Progressive did not agree to cover such risk, and Seaway failed to negotiate a Foreign Check Rider to provide the coverage that it now improperly seeks. As the Eastern District of Michigan observed in another case involving the application of an exclusion in a financial institution bond modeled after Standard Form 24, “Both [the insured bank] and [the insurer] are large, sophisticated financial institutions. They are well aware of the risks of the transactions in which they are involved and can easily bargain with each other to allocate those risks.” Flagstar Bank, FSB, 2006 WL 3343765, at *2. Seaway failed to bargain for insurance coverage for fraudulent Canadian checks. We simply cannot rewrite an insurance policy under the guise of interpretation. McKusick v. Travelers Indem. Co., 246 Mich.App. 329, 632 N.W.2d 525, 531 (2001).
For this reason, I would hold that the bond does not provide coverage in this situation. I am concerned that the majority’s opinion essentially condones a court’s rewriting of the terms of the fidelity insurance bond, and could render meaningless the terms of other similar bonds where banks negotiated and paid for foreign check coverage. In the present case, Seaway receives a gifted windfall as a resulted of a judicially revised insurance policy.

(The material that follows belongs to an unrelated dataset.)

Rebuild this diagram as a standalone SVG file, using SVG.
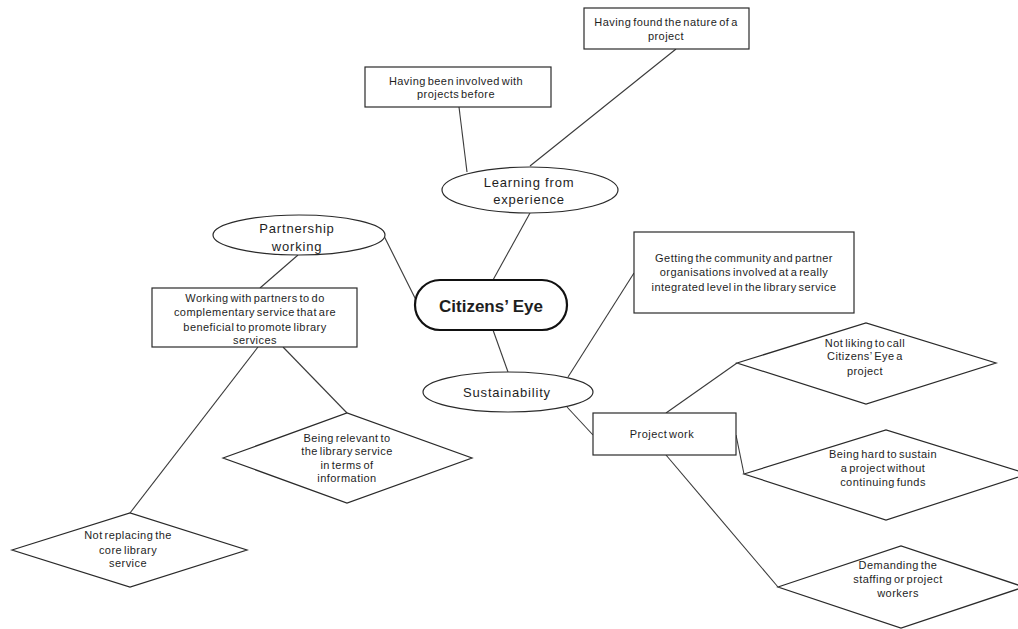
<svg xmlns="http://www.w3.org/2000/svg" width="1018" height="629" viewBox="0 0 1018 629">
  <style>
    .bg { fill: #ffffff; }
    .box, .oval, .diamond { fill: #ffffff; stroke: #2a2a2a; stroke-width: 1.2; }
    .hub { fill: #ffffff; stroke: #111111; stroke-width: 2.2; }
    .link { fill: none; stroke: #3a3a3a; stroke-width: 1.1; }
    text { font-family: "Liberation Sans", Arial, sans-serif; fill: #1e1e1e; text-anchor: middle; }
    .small { font-size: 11px; letter-spacing: 0.45px; word-spacing: -1.6px; }
    .mid { font-size: 13px; letter-spacing: 0.8px; }
    .hubtxt { font-size: 17px; font-weight: bold; }
  </style>

  <rect class="bg" x="0" y="0" width="1018" height="629"/>

  <!-- connectors -->
  <g id="connectors">
    <line class="link" x1="676" y1="49" x2="530" y2="166"/>
    <line class="link" x1="459" y1="107" x2="467" y2="172"/>
    <line class="link" x1="493" y1="280" x2="530" y2="213"/>
    <line class="link" x1="382" y1="232" x2="416" y2="300"/>
    <line class="link" x1="298" y1="255" x2="260" y2="288"/>
    <line class="link" x1="283" y1="347" x2="347" y2="413"/>
    <line class="link" x1="258" y1="347" x2="130" y2="513"/>
    <line class="link" x1="493" y1="330" x2="508" y2="372"/>
    <line class="link" x1="568" y1="377" x2="634" y2="273"/>
    <line class="link" x1="567" y1="407" x2="593" y2="435"/>
    <line class="link" x1="666" y1="413" x2="737" y2="363"/>
    <line class="link" x1="736" y1="435" x2="744" y2="474"/>
    <line class="link" x1="666" y1="455" x2="778" y2="587"/>
  </g>

  <!-- central topic -->
  <g id="citizens-eye">
    <rect class="hub" x="415" y="280" width="152" height="50" rx="25" ry="25"/>
    <text class="hubtxt" x="491" y="312">Citizens’ Eye</text>
  </g>

  <!-- learning branch -->
  <g id="learning">
    <ellipse class="oval" cx="530" cy="190" rx="88" ry="23"/>
    <text class="mid" x="529" y="187">Learning from</text>
    <text class="mid" x="529" y="204">experience</text>
  </g>
  <g id="found-nature">
    <rect class="box" x="584" y="8" width="165" height="41"/>
    <text class="small" x="666" y="26">Having found the nature of a</text>
    <text class="small" x="666" y="40">project</text>
  </g>
  <g id="involved-before">
    <rect class="box" x="365" y="67" width="186" height="40"/>
    <text class="small" x="456" y="85">Having been involved with</text>
    <text class="small" x="456" y="98">projects before</text>
  </g>

  <!-- partnership branch -->
  <g id="partnership">
    <ellipse class="oval" cx="299" cy="235" rx="86" ry="20"/>
    <text class="mid" x="297" y="233">Partnership</text>
    <text class="mid" x="297" y="251">working</text>
  </g>
  <g id="working-partners">
    <rect class="box" x="152" y="288" width="205" height="59"/>
    <text class="small" x="255" y="302">Working with partners to do</text>
    <text class="small" x="255" y="316">complementary service that are</text>
    <text class="small" x="255" y="331">beneficial to promote library</text>
    <text class="small" x="255" y="344">services</text>
  </g>
  <g id="being-relevant">
    <polygon class="diamond" points="223,458 347,413 472,458 347,503"/>
    <text class="small" x="347" y="442">Being relevant to</text>
    <text class="small" x="347" y="455">the library service</text>
    <text class="small" x="347" y="469">in terms of</text>
    <text class="small" x="347" y="482">information</text>
  </g>
  <g id="not-replacing">
    <polygon class="diamond" points="12,550 130,513 247,550 130,587"/>
    <text class="small" x="128" y="539">Not replacing the</text>
    <text class="small" x="128" y="554">core library</text>
    <text class="small" x="128" y="567">service</text>
  </g>

  <!-- sustainability branch -->
  <g id="sustainability">
    <ellipse class="oval" cx="508" cy="392" rx="85" ry="20"/>
    <text class="mid" x="507" y="397">Sustainability</text>
  </g>
  <g id="getting-community">
    <rect class="box" x="634" y="232" width="220" height="81"/>
    <text class="small" x="744" y="262">Getting the community and partner</text>
    <text class="small" x="744" y="276">organisations involved at a really</text>
    <text class="small" x="744" y="291">integrated level in the library service</text>
  </g>
  <g id="project-work">
    <rect class="box" x="593" y="413" width="143" height="42"/>
    <text class="small" x="662" y="438">Project work</text>
  </g>
  <g id="not-liking">
    <polygon class="diamond" points="737,363 866,323 996,363 866,404"/>
    <text class="small" x="865" y="347">Not liking to call</text>
    <text class="small" x="865" y="360">Citizens’ Eye a</text>
    <text class="small" x="865" y="375">project</text>
  </g>
  <g id="hard-to-sustain">
    <polygon class="diamond" points="744,474 886,430 1028,474 886,520"/>
    <text class="small" x="883" y="458">Being hard to sustain</text>
    <text class="small" x="883" y="472">a project without</text>
    <text class="small" x="883" y="486">continuing funds</text>
  </g>
  <g id="demanding-staffing">
    <polygon class="diamond" points="778,587 901,546 1024,587 901,628"/>
    <text class="small" x="898" y="569">Demanding the</text>
    <text class="small" x="898" y="583">staffing or project</text>
    <text class="small" x="898" y="597">workers</text>
  </g>
</svg>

For these reasons, I respectfully dissent.

. A payor bank is accountable for a demand item presented on and received by the bank "whether properly payable or not if the bank ... retains the item beyond midnight of the banking day of receipt without settling for it or ... does not pay or return the item or send notice of dishonor until after its midnight deadline.” M.C.L. § 440.4302.

. The Bond expressly excludes from coverage losses resulting from payments made or withdrawals from a depositor’s account involving items of deposit that are not "finally paid.”(" [T]his bond does not cover: ... (o) loss resulting directly or indirectly from payments made or withdrawals from a depositor's account involving items of deposit which are not finally paid, for any reason....”) Canadian, unlike domestic, instruments can always be reversed in the instance of fraud. 1-8A Doing Business in Canada § 8A.01(c), (g).